1. Episode IV - A New Hope
Could it have been anything else? Has there ever been an opening scene in film history that has so quickly remade Hollywood in its own image? After 45 years and nearly a dozen films in the series, there is no opening scene in "Star Wars" that can match that of "Episode IV – A New Hope" in impact, spectacle, and pure storytelling potential.

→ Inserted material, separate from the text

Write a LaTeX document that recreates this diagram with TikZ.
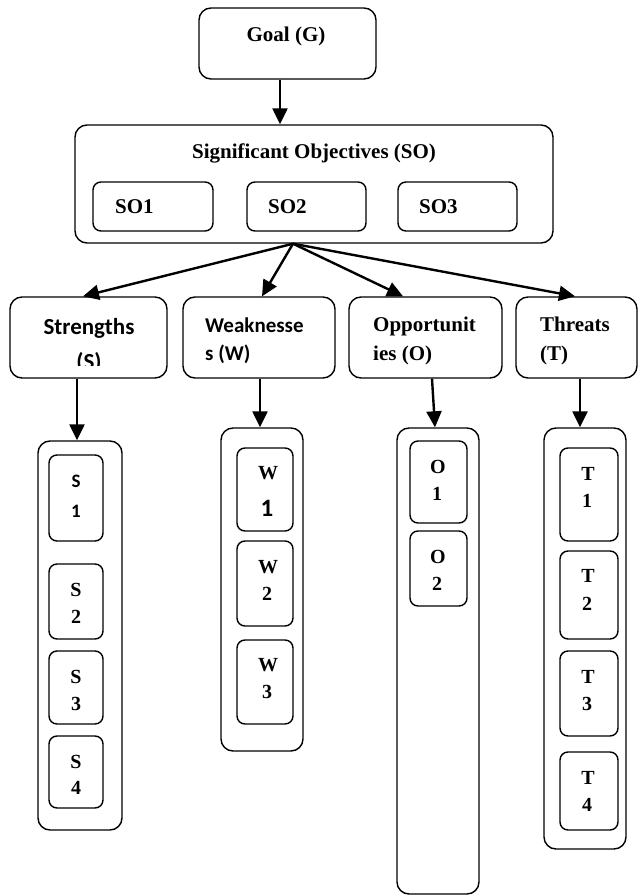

And that's just the first two-and-a-half minutes. Everything incredible that happens later — meeting Princess Leia, Darth Vader, and R2-D2 and C-3PO for the first time, the stormtroopers, the escape pod, Carrie Fisher's British-ish accent — isn't even needed for this scene to be an all-timer. All that's needed is that scrappy Rebel blockade runner fleeing across the vastness of space, dodging laser bolts as an endless pie slice-shaped leviathan of a Star Destroyer slowly fills the screen as it pursues. Might does not make right in the "Star Wars" galaxy; even if audiences hadn't read the opening crawl establishing the broad strokes of the Rebellion's battle against the Empire, they would be able to know whose side we are meant to be on just from George Lucas' filmic language. The little guy running is our hero; the big guy chasing is our villain. The "Star Wars" mythology has grown for decades across movies, books, toys, comics, games, and even other people's games, but it has never outgrown the iconography of those first indelible minutes from 1977.